» **YOUR OBJECTIVE**: Can you transcribe every line exactly and leave the pictures behind?

» **PROVIDED MATERIAL**:
^^^^^^^^
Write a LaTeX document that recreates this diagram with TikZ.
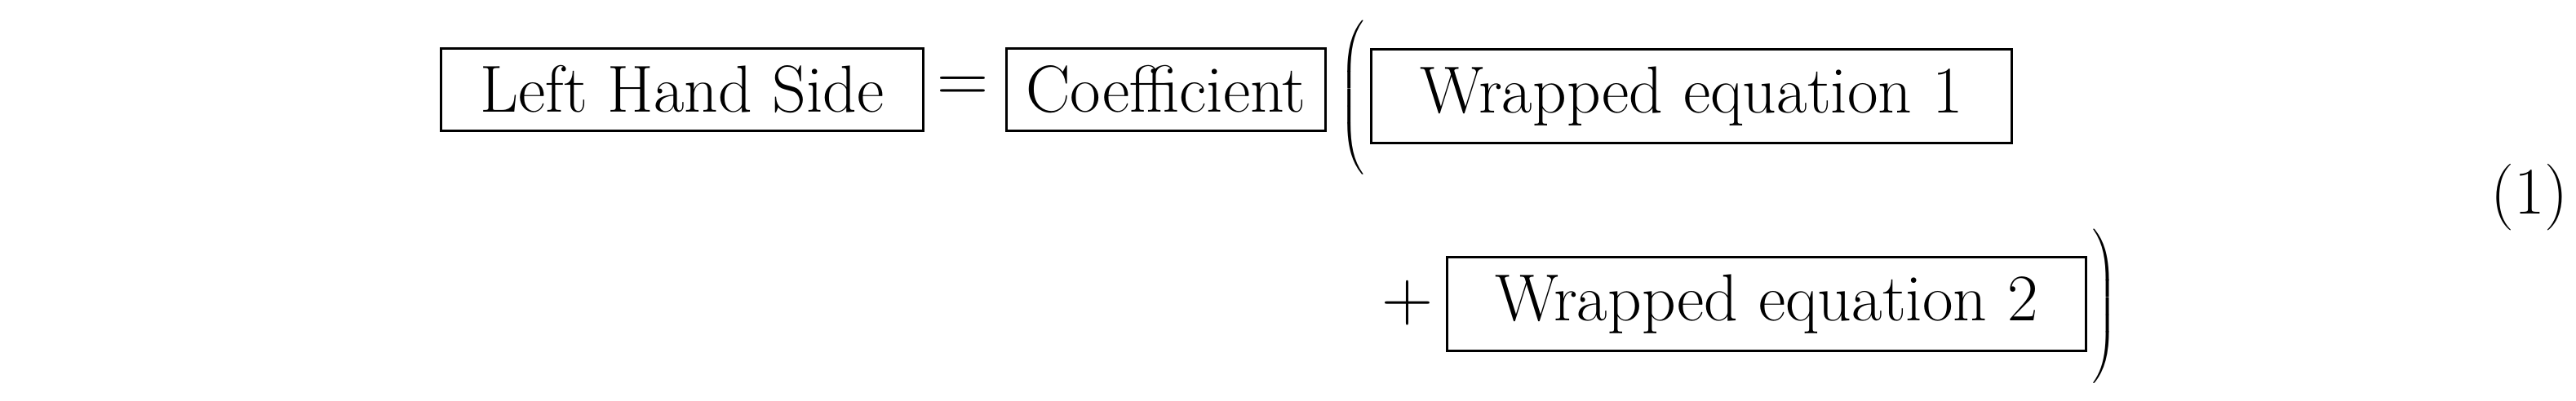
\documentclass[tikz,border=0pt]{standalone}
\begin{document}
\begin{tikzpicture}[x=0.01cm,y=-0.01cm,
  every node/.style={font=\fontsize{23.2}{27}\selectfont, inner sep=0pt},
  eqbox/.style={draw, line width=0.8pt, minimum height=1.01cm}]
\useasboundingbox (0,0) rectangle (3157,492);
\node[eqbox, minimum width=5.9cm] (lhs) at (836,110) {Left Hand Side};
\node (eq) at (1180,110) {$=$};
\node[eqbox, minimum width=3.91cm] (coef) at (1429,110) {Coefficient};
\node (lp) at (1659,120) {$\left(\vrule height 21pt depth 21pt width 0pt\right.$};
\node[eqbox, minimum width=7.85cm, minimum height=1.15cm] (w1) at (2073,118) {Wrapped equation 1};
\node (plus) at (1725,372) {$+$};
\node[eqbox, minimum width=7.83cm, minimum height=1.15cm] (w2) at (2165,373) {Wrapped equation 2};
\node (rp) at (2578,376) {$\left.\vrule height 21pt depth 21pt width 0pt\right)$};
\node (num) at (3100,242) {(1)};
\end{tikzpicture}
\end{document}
^^^^^^^^
» **REPLY**:
Write a LaTeX document that recreates this diagram with TikZ.
\documentclass[tikz,border=0pt]{standalone}
\begin{document}
\begin{tikzpicture}[x=0.01cm,y=-0.01cm,
  every node/.style={font=\fontsize{23.2}{27}\selectfont, inner sep=0pt},
  eqbox/.style={draw, line width=0.8pt, minimum height=1.01cm}]
\useasboundingbox (0,0) rectangle (3157,492);
\node[eqbox, minimum width=5.9cm] (lhs) at (836,110) {Left Hand Side};
\node (eq) at (1180,110) {$=$};
\node[eqbox, minimum width=3.91cm] (coef) at (1429,110) {Coefficient};
\node (lp) at (1659,120) {$\left(\vrule height 21pt depth 21pt width 0pt\right.$};
\node[eqbox, minimum width=7.85cm, minimum height=1.15cm] (w1) at (2073,118) {Wrapped equation 1};
\node (plus) at (1725,372) {$+$};
\node[eqbox, minimum width=7.83cm, minimum height=1.15cm] (w2) at (2165,373) {Wrapped equation 2};
\node (rp) at (2578,376) {$\left.\vrule height 21pt depth 21pt width 0pt\right)$};
\node (num) at (3100,242) {(1)};
\end{tikzpicture}
\end{document}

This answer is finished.